A lot of signs are pointing toward the U.S. economy slipping into a recession in the next year — Treasury yields are sloping downward, freight shipments are dropping and company executives are collectively getting nervous.
The decade-long expansion has been very good to the tech industry.
Tech giants with strong balance sheets have seen their stock prices soar: Since the last recession ended in July 2009, Apple is up almost 900%, Amazon more than 2,000%, and Microsoft — once seen as hopelessly out of touch — is up more than 400%. Smaller companies with lower profits but enviable revenue growth have also done well, like Salesforce (up more than 1,400%) and Netflix (more than 5,000%).
Companies like Twitter and Uber grew from start-up through IPO, collectively achieving well over $100 billion in new market value. Venture money keeps flowing into start-ups, to the point where $100 million fundraising rounds seem unremarkable.
It's gotten to the point where the power and dominance of these companies seem inevitable, and the wisdom of their executives and investors unquestionable.
But as anybody who lived through the dot-com bust or Great Recession can tell you, a lot of things will change in a downturn. Depending on how deep and how long any recession lasts, look out for the following:
- Companies with weak balance sheets will run out of money when cash flow reverses and they cannot find outside financing. Some seemingly big names will disappear almost overnight, or become a lot less prominent and sell for tiny fractions of their current valuations. Many of the companies about which you wonder "how do they stay in business?" won't.
- Owners will be looking to restructure and engage in creative business recombinations. Mergers, spinoffs, buyouts, you name it — assuming financing is available.
- Execs who have been delivering borderline performance will be fired, while those with a track record of success will find excuses to leave before things spin out of control. Big names could drop fast, especially after a disastrous quarter or two.
- Big companies will abandon speculative or underperforming business units. On the plus side, this will leave new room for start-ups to find disruptive business models that the giants are suddenly too scared to touch.
- Advertising spend usually maps to total economic growth, meaning that companies who are mostly dependent on ads for revenue will struggle as businesses tighten their ad budgets. Some traditional media companies, already hurt by years of shifting ad revenues to tech giants like Google and Facebook, won't make it out the other side. The smaller social networks like Twitter, Snap and Pinterest could also see tougher going.
- Shareholders will be looking for somebody to blame, spurring lawsuits and board activism.

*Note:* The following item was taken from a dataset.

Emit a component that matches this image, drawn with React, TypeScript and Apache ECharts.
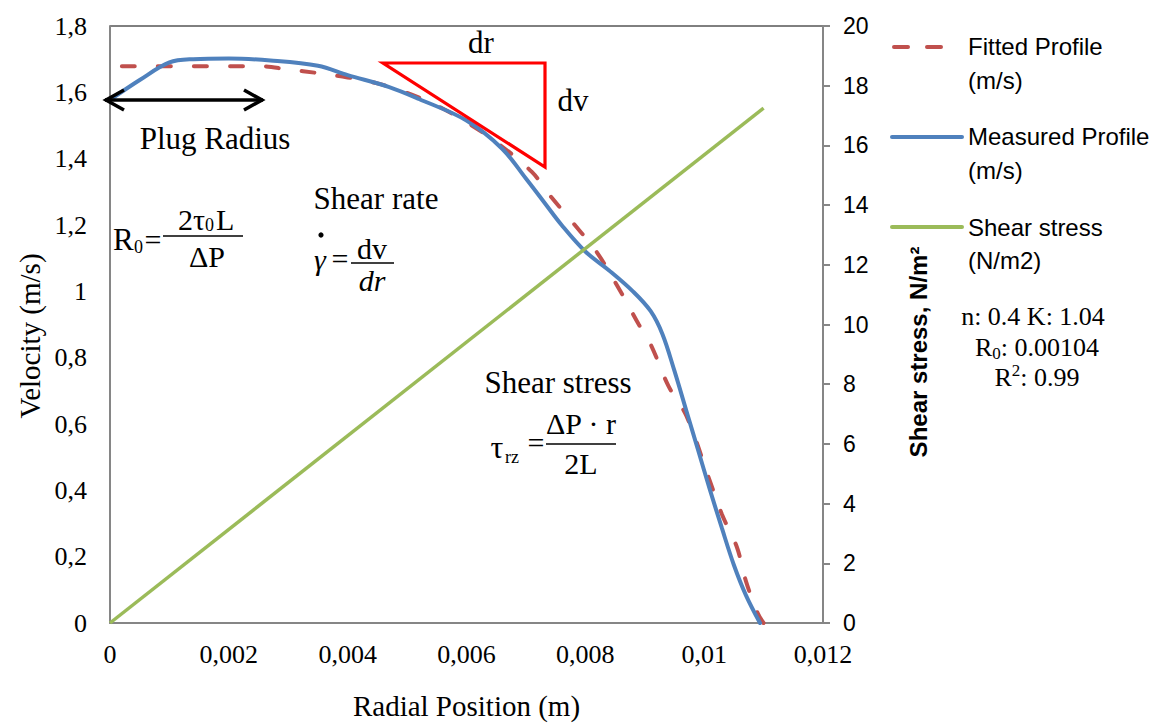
import React, { useEffect, useRef } from "react";
import * as echarts from "echarts";

// ---------- data ----------
const xTickLabels = ["0", "0,002", "0,004", "0,006", "0,008", "0,01", "0,012"];
const velTickLabels = ["0", "0,2", "0,4", "0,6", "0,8", "1", "1,2", "1,4", "1,6", "1,8"];

const fittedR = [0.0002, 0.0025, 0.003, 0.0035, 0.004, 0.0045, 0.005, 0.0055, 0.006, 0.0065, 0.0071, 0.0074, 0.0078, 0.0082, 0.0086, 0.0089, 0.0091, 0.0094, 0.0097, 0.0101, 0.0103, 0.01055, 0.0107, 0.0109, 0.011];
const fittedV = [1.679, 1.679, 1.669, 1.658, 1.645, 1.627, 1.598, 1.56, 1.51, 1.45, 1.36, 1.29, 1.205, 1.116, 0.997, 0.9, 0.84, 0.714, 0.625, 0.426, 0.327, 0.229, 0.128, 0.03, 0];

const measuredR = [0, 0.0005, 0.001, 0.0014, 0.002, 0.0027, 0.0035, 0.004, 0.0047, 0.0052, 0.006, 0.0066, 0.007, 0.0073, 0.0076, 0.008, 0.0084, 0.0088, 0.0091, 0.0093, 0.0095, 0.0097, 0.0099, 0.0101, 0.0103, 0.0105, 0.0107, 0.01094];
const measuredV = [1.577, 1.637, 1.69, 1.7, 1.702, 1.696, 1.68, 1.652, 1.616, 1.58, 1.515, 1.43, 1.34, 1.27, 1.2, 1.12, 1.063, 1.0, 0.94, 0.87, 0.76, 0.64, 0.52, 0.4, 0.285, 0.175, 0.085, 0];

const stressR = [0, 0.011];
const stressV = [0, 17.25];

const seriesNames = ["Fitted Profile (m/s)", "Measured Profile (m/s)", "Shear stress (N/m2)"];

const SERIF = "'Liberation Serif', 'Times New Roman', serif";
const SANS = "'Liberation Sans', Arial, sans-serif";

const RED = "#C0504D";
const BLUE = "#4F81BD";
const GREEN = "#9BBB59";
const AXIS = "#868686";

function txt(text: string, x: number, y: number, size: number, extra: any = {}) {
  return {
    type: "text",
    x,
    y,
    z: 100,
    rotation: extra.rotation || 0,
    style: {
      text,
      fontFamily: extra.fontFamily || SERIF,
      fontSize: size,
      fontStyle: extra.fontStyle || "normal",
      fontWeight: extra.fontWeight || "normal",
      fill: "#000",
      align: extra.align || "center",
      verticalAlign: "middle",
      ...(extra.rich ? { rich: extra.rich } : {}),
    },
  };
}

function hline(x1: number, x2: number, y: number, w = 1.5, color = "#000", extra: any = {}) {
  return {
    type: "line",
    z: 100,
    shape: { x1, y1: y, x2, y2: y },
    style: { stroke: color, lineWidth: w, ...extra },
  };
}

export default function App() {
  const ref = useRef<HTMLDivElement>(null);

  useEffect(() => {
    if (!ref.current) return;
    const chart = echarts.init(ref.current, undefined, { renderer: "svg" });

    const graphic: any[] = [
      // axis titles
      txt("Velocity (m/s)", 30, 336, 29, { rotation: Math.PI / 2 }),
      txt("Shear stress, N/m²", 918, 352, 24, { rotation: Math.PI / 2, fontFamily: SANS, fontWeight: "bold" }),
      // plug radius double arrow
      {
        type: "polyline",
        z: 100,
        shape: { points: [[105, 100], [263, 100]] },
        style: { stroke: "#000", lineWidth: 3.5, fill: null },
      },
      {
        type: "polyline",
        z: 100,
        shape: { points: [[124, 90], [106, 100], [124, 110]] },
        style: { stroke: "#000", lineWidth: 3.5, fill: null, lineJoin: "miter" },
      },
      {
        type: "polyline",
        z: 100,
        shape: { points: [[244, 90], [262, 100], [244, 110]] },
        style: { stroke: "#000", lineWidth: 3.5, fill: null, lineJoin: "miter" },
      },
      txt("Plug Radius", 215, 138, 31),
      // dr/dv triangle
      {
        type: "polygon",
        z: 100,
        shape: { points: [[383, 63], [545, 63], [545, 167]] },
        style: { stroke: "#FF0000", lineWidth: 3.2, fill: null },
      },
      txt("dr", 481, 42, 31),
      txt("dv", 573, 100, 31),
      // R0 formula
      txt("R", 113, 239, 31, { align: "left" }),
      txt("0", 134, 247, 18, { align: "left" }),
      txt("=", 153, 239, 30),
      hline(163, 243, 236, 1.5),
      txt("2τ", 178, 219, 30, { align: "left" }),
      txt("0", 205, 225, 18, { align: "left" }),
      txt("L", 216, 219, 30, { align: "left" }),
      txt("ΔP", 207, 256, 30),
      // shear rate
      txt("Shear rate", 376, 198, 31),
      { type: "circle", z: 100, shape: { cx: 321, cy: 235, r: 2.6 }, style: { fill: "#000" } },
      txt("γ", 320, 259, 30, { fontStyle: "italic" }),
      txt("=", 340, 258, 30),
      hline(351, 394, 263, 1.5),
      txt("dv", 372, 248, 30),
      txt("dr", 372, 280, 30, { fontStyle: "italic" }),
      // shear stress
      txt("Shear stress", 558, 382, 31),
      txt("τ", 497, 447, 32),
      txt("rz", 505, 457, 18, { align: "left" }),
      txt("=", 536, 442, 30),
      hline(546, 616, 444, 1.5),
      txt("ΔP · r", 581, 423, 30),
      txt("2L", 581, 463, 30),
      // legend
      hline(894, 946, 47, 4, RED, { lineDash: [14, 19], lineCap: "round" }),
      txt("Fitted Profile", 968, 46, 24, { align: "left", fontFamily: SANS }),
      txt("(m/s)", 968, 80, 24, { align: "left", fontFamily: SANS }),
      hline(892, 962, 137, 4, BLUE, { lineCap: "round" }),
      txt("Measured Profile", 968, 136, 24, { align: "left", fontFamily: SANS }),
      txt("(m/s)", 968, 170, 24, { align: "left", fontFamily: SANS }),
      hline(892, 962, 227, 4, GREEN, { lineCap: "round" }),
      txt("Shear stress", 968, 227, 24, { align: "left", fontFamily: SANS }),
      txt("(N/m2)", 968, 260, 24, { align: "left", fontFamily: SANS }),
      // fit stats
      txt("n: 0.4 K: 1.04", 1033, 316, 26),
      txt("{n|R}{s|0}{n|: 0.00104}", 1037, 347, 26, {
        rich: {
          n: { fontFamily: SERIF, fontSize: 26, lineHeight: 30, verticalAlign: "middle" },
          s: { fontFamily: SERIF, fontSize: 17, lineHeight: 30, verticalAlign: "bottom", padding: [8, 0, 0, 0] },
        },
      }),
      txt("{n|R}{p|2}{n|: 0.99}", 1037, 377, 26, {
        rich: {
          n: { fontFamily: SERIF, fontSize: 26, lineHeight: 30, verticalAlign: "middle" },
          p: { fontFamily: SERIF, fontSize: 17, lineHeight: 30, verticalAlign: "top", padding: [0, 0, 10, 0] },
        },
      }),
    ];

    const option: any = {
      animation: false,
      backgroundColor: "#fff",
      grid: {
        left: 110,
        top: 26,
        width: 713,
        height: 604,
        show: true,
        borderColor: "#000",
        borderWidth: 1,
      },
      xAxis: {
        type: "value",
        min: 0,
        max: 0.012,
        interval: 0.002,
        name: "Radial Position (m)",
        nameLocation: "middle",
        nameGap: 68,
        nameTextStyle: { fontFamily: SERIF, fontSize: 29, color: "#000" },
        axisLine: { show: true, onZero: false, lineStyle: { color: AXIS, width: 2 } },
        axisTick: { show: false },
        splitLine: { show: false },
        axisLabel: {
          fontFamily: SERIF,
          fontSize: 26,
          color: "#000",
          margin: 18,
          formatter: (v: number) => xTickLabels[Math.round(v / 0.002)] ?? "",
        },
      },
      yAxis: [
        {
          type: "value",
          min: 0,
          max: 1.8,
          interval: 0.2,
          axisLine: { show: true, onZero: false, lineStyle: { color: AXIS, width: 2 } },
          axisTick: { show: false },
          splitLine: { show: false },
          axisLabel: {
            fontFamily: SERIF,
            fontSize: 26,
            color: "#000",
            margin: 23,
            formatter: (v: number) => velTickLabels[Math.round(v / 0.2)] ?? "",
          },
        },
        {
          type: "value",
          min: 0,
          max: 20,
          interval: 2,
          position: "right",
          axisLine: { show: true, onZero: false, lineStyle: { color: AXIS, width: 2 } },
          axisTick: { show: true, inside: false, length: 7, lineStyle: { color: AXIS, width: 2 } },
          splitLine: { show: false },
          axisLabel: {
            fontFamily: SANS,
            fontSize: 23,
            color: "#000",
            margin: 20,
          },
        },
      ],
      series: [
        {
          name: seriesNames[0],
          type: "line",
          data: fittedR.map((r, i) => [r, fittedV[i]]),
          symbol: "none",
          smooth: 0.35,
          z: 2,
          lineStyle: { color: RED, width: 4, type: [13, 23], cap: "round" },
          itemStyle: { color: RED },
        },
        {
          name: seriesNames[1],
          type: "line",
          data: measuredR.map((r, i) => [r, measuredV[i]]),
          symbol: "none",
          smooth: 0.35,
          z: 3,
          lineStyle: { color: BLUE, width: 4, cap: "round" },
          itemStyle: { color: BLUE },
        },
        {
          name: seriesNames[2],
          type: "line",
          yAxisIndex: 1,
          data: stressR.map((r, i) => [r, stressV[i]]),
          symbol: "none",
          z: 4,
          lineStyle: { color: GREEN, width: 3.5 },
          itemStyle: { color: GREEN },
        },
      ],
      graphic,
    };

    chart.setOption(option);
    return () => chart.dispose();
  }, []);

  return (
    <div
      ref={ref}
      style={{ position: "fixed", left: 0, top: 0, width: 1156, height: 725, background: "#fff" }}
    />
  );
}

- Employee activism at places like Google will dry up and recruiting engineers will get a lot easier.
- Visible inequality will get worse. Billionaires will be the enemy. Tech in particular.
Recessions test the mettle of investors and separate the strong companies from the weak. But those who make it through to the other side face less competition, paving the way for massive upside during the next boom. Let's not forget, Amazon Web Services was still a new project when the last recession started in late 2007. Thanks to Amazon's hefty investments at the time, it turned into one of the most successful businesses of the following decade.